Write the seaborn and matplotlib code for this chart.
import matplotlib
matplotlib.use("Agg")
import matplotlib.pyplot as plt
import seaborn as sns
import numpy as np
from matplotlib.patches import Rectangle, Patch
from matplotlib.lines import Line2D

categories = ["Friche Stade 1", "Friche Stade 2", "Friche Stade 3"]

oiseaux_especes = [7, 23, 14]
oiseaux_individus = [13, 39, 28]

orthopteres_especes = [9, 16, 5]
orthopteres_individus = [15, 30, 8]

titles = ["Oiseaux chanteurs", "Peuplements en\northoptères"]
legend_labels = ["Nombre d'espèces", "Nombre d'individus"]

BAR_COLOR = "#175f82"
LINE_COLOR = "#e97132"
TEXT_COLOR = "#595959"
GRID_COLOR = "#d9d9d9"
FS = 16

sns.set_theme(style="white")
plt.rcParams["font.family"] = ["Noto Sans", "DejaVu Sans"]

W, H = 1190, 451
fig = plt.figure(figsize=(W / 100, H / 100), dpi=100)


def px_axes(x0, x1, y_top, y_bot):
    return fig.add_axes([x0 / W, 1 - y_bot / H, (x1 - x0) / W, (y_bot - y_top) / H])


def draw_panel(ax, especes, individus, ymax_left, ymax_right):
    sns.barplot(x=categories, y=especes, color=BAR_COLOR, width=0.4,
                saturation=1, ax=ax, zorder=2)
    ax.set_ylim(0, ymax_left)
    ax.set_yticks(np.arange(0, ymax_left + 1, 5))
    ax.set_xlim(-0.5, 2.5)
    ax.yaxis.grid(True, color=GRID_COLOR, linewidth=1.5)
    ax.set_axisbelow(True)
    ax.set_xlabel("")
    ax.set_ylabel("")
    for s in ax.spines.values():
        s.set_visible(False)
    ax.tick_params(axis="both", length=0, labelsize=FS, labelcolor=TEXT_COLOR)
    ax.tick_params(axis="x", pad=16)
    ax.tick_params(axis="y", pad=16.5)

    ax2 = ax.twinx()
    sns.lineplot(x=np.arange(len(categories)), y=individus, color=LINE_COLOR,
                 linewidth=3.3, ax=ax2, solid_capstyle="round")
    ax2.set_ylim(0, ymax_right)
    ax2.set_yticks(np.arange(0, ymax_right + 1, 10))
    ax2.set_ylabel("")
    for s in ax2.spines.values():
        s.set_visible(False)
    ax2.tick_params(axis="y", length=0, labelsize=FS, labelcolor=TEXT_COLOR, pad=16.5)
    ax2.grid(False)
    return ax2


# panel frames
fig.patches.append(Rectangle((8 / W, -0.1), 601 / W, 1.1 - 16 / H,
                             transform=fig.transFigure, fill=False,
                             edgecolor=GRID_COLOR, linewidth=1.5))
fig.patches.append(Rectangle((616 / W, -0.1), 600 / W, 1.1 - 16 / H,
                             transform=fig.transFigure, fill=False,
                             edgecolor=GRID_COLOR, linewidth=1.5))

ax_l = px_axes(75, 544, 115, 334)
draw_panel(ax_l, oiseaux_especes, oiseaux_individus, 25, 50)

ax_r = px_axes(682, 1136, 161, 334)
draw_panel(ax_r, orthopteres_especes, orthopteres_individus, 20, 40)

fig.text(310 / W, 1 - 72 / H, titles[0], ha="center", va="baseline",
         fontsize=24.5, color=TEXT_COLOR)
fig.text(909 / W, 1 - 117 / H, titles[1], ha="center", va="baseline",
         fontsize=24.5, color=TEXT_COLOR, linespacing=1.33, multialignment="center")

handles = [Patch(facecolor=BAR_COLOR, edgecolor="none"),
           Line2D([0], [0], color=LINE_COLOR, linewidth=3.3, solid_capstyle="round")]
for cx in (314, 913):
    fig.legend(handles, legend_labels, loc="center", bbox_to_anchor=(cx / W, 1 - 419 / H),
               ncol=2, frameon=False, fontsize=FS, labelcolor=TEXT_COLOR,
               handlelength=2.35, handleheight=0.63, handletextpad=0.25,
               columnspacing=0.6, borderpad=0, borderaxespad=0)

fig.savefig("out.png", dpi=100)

§ GIVEN TASK
Give the material above again, word for word.

§ WRITTEN RESPONSE
Write the seaborn and matplotlib code for this chart.
import matplotlib
matplotlib.use("Agg")
import matplotlib.pyplot as plt
import seaborn as sns
import numpy as np
from matplotlib.patches import Rectangle, Patch
from matplotlib.lines import Line2D

categories = ["Friche Stade 1", "Friche Stade 2", "Friche Stade 3"]

oiseaux_especes = [7, 23, 14]
oiseaux_individus = [13, 39, 28]

orthopteres_especes = [9, 16, 5]
orthopteres_individus = [15, 30, 8]

titles = ["Oiseaux chanteurs", "Peuplements en\northoptères"]
legend_labels = ["Nombre d'espèces", "Nombre d'individus"]

BAR_COLOR = "#175f82"
LINE_COLOR = "#e97132"
TEXT_COLOR = "#595959"
GRID_COLOR = "#d9d9d9"
FS = 16

sns.set_theme(style="white")
plt.rcParams["font.family"] = ["Noto Sans", "DejaVu Sans"]

W, H = 1190, 451
fig = plt.figure(figsize=(W / 100, H / 100), dpi=100)


def px_axes(x0, x1, y_top, y_bot):
    return fig.add_axes([x0 / W, 1 - y_bot / H, (x1 - x0) / W, (y_bot - y_top) / H])


def draw_panel(ax, especes, individus, ymax_left, ymax_right):
    sns.barplot(x=categories, y=especes, color=BAR_COLOR, width=0.4,
                saturation=1, ax=ax, zorder=2)
    ax.set_ylim(0, ymax_left)
    ax.set_yticks(np.arange(0, ymax_left + 1, 5))
    ax.set_xlim(-0.5, 2.5)
    ax.yaxis.grid(True, color=GRID_COLOR, linewidth=1.5)
    ax.set_axisbelow(True)
    ax.set_xlabel("")
    ax.set_ylabel("")
    for s in ax.spines.values():
        s.set_visible(False)
    ax.tick_params(axis="both", length=0, labelsize=FS, labelcolor=TEXT_COLOR)
    ax.tick_params(axis="x", pad=16)
    ax.tick_params(axis="y", pad=16.5)

    ax2 = ax.twinx()
    sns.lineplot(x=np.arange(len(categories)), y=individus, color=LINE_COLOR,
                 linewidth=3.3, ax=ax2, solid_capstyle="round")
    ax2.set_ylim(0, ymax_right)
    ax2.set_yticks(np.arange(0, ymax_right + 1, 10))
    ax2.set_ylabel("")
    for s in ax2.spines.values():
        s.set_visible(False)
    ax2.tick_params(axis="y", length=0, labelsize=FS, labelcolor=TEXT_COLOR, pad=16.5)
    ax2.grid(False)
    return ax2


# panel frames
fig.patches.append(Rectangle((8 / W, -0.1), 601 / W, 1.1 - 16 / H,
                             transform=fig.transFigure, fill=False,
                             edgecolor=GRID_COLOR, linewidth=1.5))
fig.patches.append(Rectangle((616 / W, -0.1), 600 / W, 1.1 - 16 / H,
                             transform=fig.transFigure, fill=False,
                             edgecolor=GRID_COLOR, linewidth=1.5))

ax_l = px_axes(75, 544, 115, 334)
draw_panel(ax_l, oiseaux_especes, oiseaux_individus, 25, 50)

ax_r = px_axes(682, 1136, 161, 334)
draw_panel(ax_r, orthopteres_especes, orthopteres_individus, 20, 40)

fig.text(310 / W, 1 - 72 / H, titles[0], ha="center", va="baseline",
         fontsize=24.5, color=TEXT_COLOR)
fig.text(909 / W, 1 - 117 / H, titles[1], ha="center", va="baseline",
         fontsize=24.5, color=TEXT_COLOR, linespacing=1.33, multialignment="center")

handles = [Patch(facecolor=BAR_COLOR, edgecolor="none"),
           Line2D([0], [0], color=LINE_COLOR, linewidth=3.3, solid_capstyle="round")]
for cx in (314, 913):
    fig.legend(handles, legend_labels, loc="center", bbox_to_anchor=(cx / W, 1 - 419 / H),
               ncol=2, frameon=False, fontsize=FS, labelcolor=TEXT_COLOR,
               handlelength=2.35, handleheight=0.63, handletextpad=0.25,
               columnspacing=0.6, borderpad=0, borderaxespad=0)

fig.savefig("out.png", dpi=100)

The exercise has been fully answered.